Tiger Symbolism & Meaning
The tiger is one of the few animal symbols that almost every culture that has encountered it has agreed to take seriously. It is most often read as concentrated power held in solitary dignity — the eastern apex of fierce sovereignty, where the lion stands as its western counterpart.
The core reading: sovereign instinct walking alone
Across the traditions that have lived alongside actual tigers, the animal tends to be read in three overlapping registers: as raw vital force, as moral authority that does not need to explain itself, and as a guardian whose protection is inseparable from its danger. These are not three different tigers but three angles on the same figure. The animal's symbolic gravity comes from the fact that it embodies all of them at once — you cannot have the protection without the danger, nor the dignity without the willingness to hunt.

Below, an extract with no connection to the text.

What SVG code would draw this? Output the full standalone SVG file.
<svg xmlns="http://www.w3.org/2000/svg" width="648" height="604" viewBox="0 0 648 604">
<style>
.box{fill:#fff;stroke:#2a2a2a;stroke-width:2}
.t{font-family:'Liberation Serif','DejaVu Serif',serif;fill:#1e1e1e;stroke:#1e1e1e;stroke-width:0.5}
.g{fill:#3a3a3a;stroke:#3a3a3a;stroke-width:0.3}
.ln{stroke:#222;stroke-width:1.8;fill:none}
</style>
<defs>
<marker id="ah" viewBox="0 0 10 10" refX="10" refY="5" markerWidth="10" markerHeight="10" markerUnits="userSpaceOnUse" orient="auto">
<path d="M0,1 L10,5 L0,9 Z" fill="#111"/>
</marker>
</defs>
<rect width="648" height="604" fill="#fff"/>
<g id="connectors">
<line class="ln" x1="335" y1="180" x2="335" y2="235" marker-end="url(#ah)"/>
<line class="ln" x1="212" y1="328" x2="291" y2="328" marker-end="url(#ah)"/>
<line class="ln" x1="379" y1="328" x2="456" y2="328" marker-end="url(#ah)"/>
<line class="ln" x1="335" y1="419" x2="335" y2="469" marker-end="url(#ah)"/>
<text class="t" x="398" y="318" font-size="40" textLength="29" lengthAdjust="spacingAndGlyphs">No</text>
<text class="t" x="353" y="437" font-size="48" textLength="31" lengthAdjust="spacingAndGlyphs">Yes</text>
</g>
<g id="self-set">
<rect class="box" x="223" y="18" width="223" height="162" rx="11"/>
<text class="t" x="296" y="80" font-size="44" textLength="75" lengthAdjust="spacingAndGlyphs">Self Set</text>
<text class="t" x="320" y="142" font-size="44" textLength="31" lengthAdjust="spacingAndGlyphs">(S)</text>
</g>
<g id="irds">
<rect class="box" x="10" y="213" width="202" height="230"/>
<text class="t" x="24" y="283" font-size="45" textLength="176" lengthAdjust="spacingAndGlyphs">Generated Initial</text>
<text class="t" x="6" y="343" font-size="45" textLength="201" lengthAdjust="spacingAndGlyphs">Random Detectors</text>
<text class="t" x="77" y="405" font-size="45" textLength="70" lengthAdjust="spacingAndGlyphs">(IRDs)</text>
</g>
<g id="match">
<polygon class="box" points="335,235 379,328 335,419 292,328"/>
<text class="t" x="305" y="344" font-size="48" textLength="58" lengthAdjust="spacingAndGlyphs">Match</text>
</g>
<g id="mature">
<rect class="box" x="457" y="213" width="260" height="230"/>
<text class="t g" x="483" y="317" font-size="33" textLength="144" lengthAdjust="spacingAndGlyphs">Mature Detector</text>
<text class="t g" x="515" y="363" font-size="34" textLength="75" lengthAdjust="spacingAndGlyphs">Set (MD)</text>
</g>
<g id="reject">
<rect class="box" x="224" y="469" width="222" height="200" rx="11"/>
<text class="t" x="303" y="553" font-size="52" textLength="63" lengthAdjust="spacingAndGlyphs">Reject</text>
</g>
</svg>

What distinguishes the tiger from other apex predators in the symbolic imagination is its solitude. Lions move in prides, wolves in packs, eagles in mated pairs that share territory. The tiger walks alone, and so the symbol tends to appear in lives where something is being asked to stand on its own authority, without the consensus of a group to lean against. This is part of what makes the figure feel both regal and frightening — its sovereignty is uncountersigned.
The most consistent reading across cultures treats the tiger as power that has become a form of discipline. It is not chaos. The animal hunts efficiently, conserves itself, marks its territory, and does not waste. When the tiger appears as a symbol in dreams, art or personal life, it tends to be asking after this quality — whether your own force is held in shape, or whether it has either gone slack from disuse or spilled out into incoherent intensity.

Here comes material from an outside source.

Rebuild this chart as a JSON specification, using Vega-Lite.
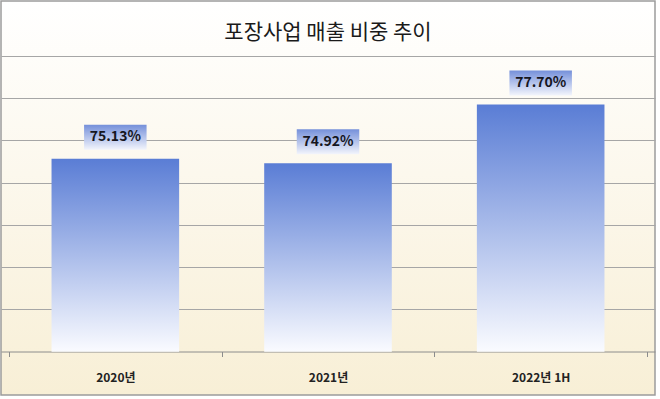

Cultural readings: from the Chinese zodiac to Siberian shamanism
In Chinese tradition the tiger is the king of beasts — the character for "king" (王) is said to resemble the stripes on the tiger's forehead — and the third sign of the zodiac. It is a yang creature, paired and balanced against the dragon in the famous dragon-tiger imagery of Daoist alchemy, where the tiger represents earthly, instinctual, embodied power and the dragon represents celestial, transformative, airy power. Neither is complete without the other. The white tiger (白虎, Bái Hǔ) is one of the Four Symbols of the Chinese constellations, guardian of the west and of autumn — a season of cutting back, of harvest, of sovereignty exercised through limit.
In Korean folklore the tiger is so central it functions almost as a national animal-spirit, appearing in foundation myths and in the mountain-spirit (sanshin) imagery where an old sage sits accompanied by a tiger that is both servant and equal. The animal is treated as both feared villager-eater and revered protector, sometimes in the same story. This is not contradiction but a refusal to flatten the figure.

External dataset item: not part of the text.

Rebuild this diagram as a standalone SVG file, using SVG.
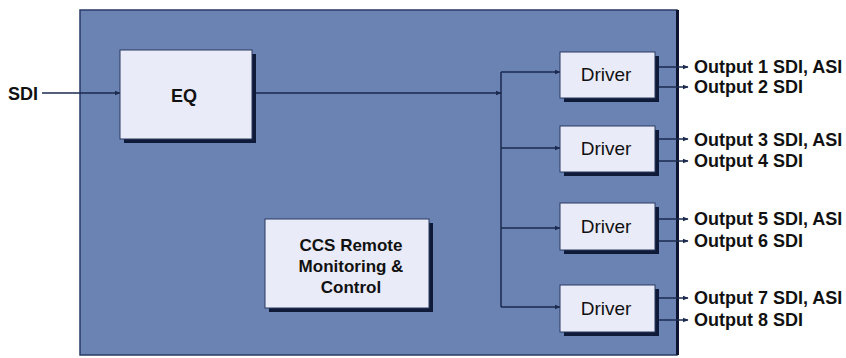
<svg xmlns="http://www.w3.org/2000/svg" width="846" height="358" viewBox="0 0 846 358">
<style>
.box{fill:#e9ebf8;stroke:#2a3a60;stroke-width:1}
.shadow{fill:#0f1a38}
.ln{fill:none;stroke:#1b2a4e;stroke-width:1.5}
.t{font-family:"Liberation Sans",Arial,sans-serif;fill:#111}
.b{font-weight:bold}
</style>
<defs>
<marker id="ah" viewBox="0 0 10 10" refX="9" refY="5" markerWidth="6" markerHeight="6" orient="auto" markerUnits="userSpaceOnUse">
<path d="M0,1 L10,5 L0,9 z" fill="#1b2a4e"/>
</marker>
</defs>
<rect width="846" height="358" fill="#ffffff"/>
<g id="panel">
<rect x="80" y="10" width="597" height="345" fill="#6a83b3" stroke="#2a3a66" stroke-width="1.5"/>
<line x1="677.5" y1="10" x2="677.5" y2="355" stroke="#0c1430" stroke-width="3"/>
</g>
<g id="connectors">
<line class="ln" x1="42" y1="93" x2="120" y2="93" marker-end="url(#ah)"/>
<line class="ln" x1="252" y1="93" x2="501" y2="93" marker-end="url(#ah)"/>
<line class="ln" x1="501" y1="72" x2="501" y2="307"/>
<line class="ln" x1="501" y1="72" x2="560" y2="72" marker-end="url(#ah)"/>
<line class="ln" x1="501" y1="148" x2="560" y2="148" marker-end="url(#ah)"/>
<line class="ln" x1="501" y1="228" x2="560" y2="228" marker-end="url(#ah)"/>
<line class="ln" x1="501" y1="307" x2="560" y2="307" marker-end="url(#ah)"/>
<line class="ln" x1="655" y1="67" x2="688" y2="67" marker-end="url(#ah)"/>
<line class="ln" x1="655" y1="87" x2="688" y2="87" marker-end="url(#ah)"/>
<line class="ln" x1="655" y1="139" x2="688" y2="139" marker-end="url(#ah)"/>
<line class="ln" x1="655" y1="161" x2="688" y2="161" marker-end="url(#ah)"/>
<line class="ln" x1="655" y1="219" x2="688" y2="219" marker-end="url(#ah)"/>
<line class="ln" x1="655" y1="241" x2="688" y2="241" marker-end="url(#ah)"/>
<line class="ln" x1="655" y1="298" x2="688" y2="298" marker-end="url(#ah)"/>
<line class="ln" x1="655" y1="320" x2="688" y2="320" marker-end="url(#ah)"/>
</g>
<g id="sdi-in">
<text class="t b" x="8" y="100" font-size="18">SDI</text>
</g>
<g id="eq">
<rect class="shadow" x="124" y="54" width="132" height="89"/>
<rect class="box" x="120" y="50" width="132" height="89"/>
<text class="t b" x="184" y="102" font-size="18" text-anchor="middle">EQ</text>
</g>
<g id="driver1">
<rect class="shadow" x="564" y="56" width="95" height="46"/>
<rect class="box" x="560" y="52" width="95" height="46"/>
<text class="t" x="606" y="81" font-size="19" text-anchor="middle">Driver</text>
</g>
<g id="driver2">
<rect class="shadow" x="564" y="130" width="95" height="46"/>
<rect class="box" x="560" y="126" width="95" height="46"/>
<text class="t" x="606" y="155" font-size="19" text-anchor="middle">Driver</text>
</g>
<g id="driver3">
<rect class="shadow" x="564" y="207" width="95" height="47"/>
<rect class="box" x="560" y="203" width="95" height="47"/>
<text class="t" x="606" y="233" font-size="19" text-anchor="middle">Driver</text>
</g>
<g id="driver4">
<rect class="shadow" x="564" y="289" width="95" height="47"/>
<rect class="box" x="560" y="285" width="95" height="47"/>
<text class="t" x="606" y="315" font-size="19" text-anchor="middle">Driver</text>
</g>
<g id="ccs">
<rect class="shadow" x="269" y="223" width="164" height="89"/>
<rect class="box" x="265" y="219" width="164" height="89"/>
<text class="t b" x="351" y="251" font-size="17" text-anchor="middle">CCS Remote</text>
<text class="t b" x="351" y="272" font-size="17" text-anchor="middle">Monitoring &amp;</text>
<text class="t b" x="351" y="293" font-size="17" text-anchor="middle">Control</text>
</g>
<g id="outputs" class="t b" font-size="18">
<text class="t b" x="694" y="73">Output 1 SDI, ASI</text>
<text class="t b" x="694" y="93">Output 2 SDI</text>
<text class="t b" x="694" y="146">Output 3 SDI, ASI</text>
<text class="t b" x="694" y="167">Output 4 SDI</text>
<text class="t b" x="694" y="225">Output 5 SDI, ASI</text>
<text class="t b" x="694" y="247">Output 6 SDI</text>
<text class="t b" x="694" y="304">Output 7 SDI, ASI</text>
<text class="t b" x="694" y="326">Output 8 SDI</text>
</g>
</svg>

Hindu iconography gives the tiger to Durga, who rides one into battle against the buffalo-demon Mahishasura. Here the tiger is the mount of fierce divine feminine power — not destruction for its own sake but destruction in service of cosmic order. In some readings it is also associated with Shiva, who is depicted seated on a tiger skin, having mastered the very ferocity the skin represents.
Among the Tungus, Nanai and other indigenous peoples of the Siberian taiga, the Amur tiger has long been treated less as an animal than as a kind of forest-elder — addressed with respectful titles, not hunted casually, sometimes regarded as kin. The tiger here is a moral presence in the landscape, and to encounter one was understood to be an event that demanded reflection on one's own conduct.
In the western imagination the tiger arrived later and more exoticised — Blake's "Tyger, tyger, burning bright" reading the animal as a theological problem, evidence of the same maker who fashioned the lamb. That reading, too, takes the symbol seriously: the tiger as a question about what kind of universe contains such a thing.
The Jungian register: the contained predator within
In a Jungian frame the tiger maps cleanly onto what Jung called the instinctual or animal layer of the psyche — the part of us that is older than personality and that civilisation teaches us to either tame or disown. The tiger, unlike the wolf (often a shadow figure for repressed shame or rage) or the snake (often associated with transformation), tends to symbolise instinct that has retained its dignity. It has not been driven underground; it has simply been left in the forest. Encountering it in the inner life often points to the work of individuation — the gradual integration of these older energies into a self that can hold them without being possessed by them.
When the tiger appears as a hostile or stalking figure, the reading often turns toward power that has been disowned and is returning by another door. When it appears as a companion or as a calm presence, it tends to indicate that something has been integrated — the instinct is no longer at war with the conscious self but walks alongside it.
Variations
White tiger. Often read as spiritual sovereignty, the rarer and more disciplined form of the symbol — power touched by something transcendent. In Chinese cosmology, the guardian of the west and of the autumn.
Black tiger. Rare in nature and rarer in symbolism, often associated with hidden power, the unseen aspects of authority, or instinct working in the unconscious. Can also indicate a power one has not yet acknowledged in oneself.
Tiger stalking you. Tends to appear when some part of your own force is approaching consciousness on its own timing — often something you have refused to claim that is now refusing to be refused.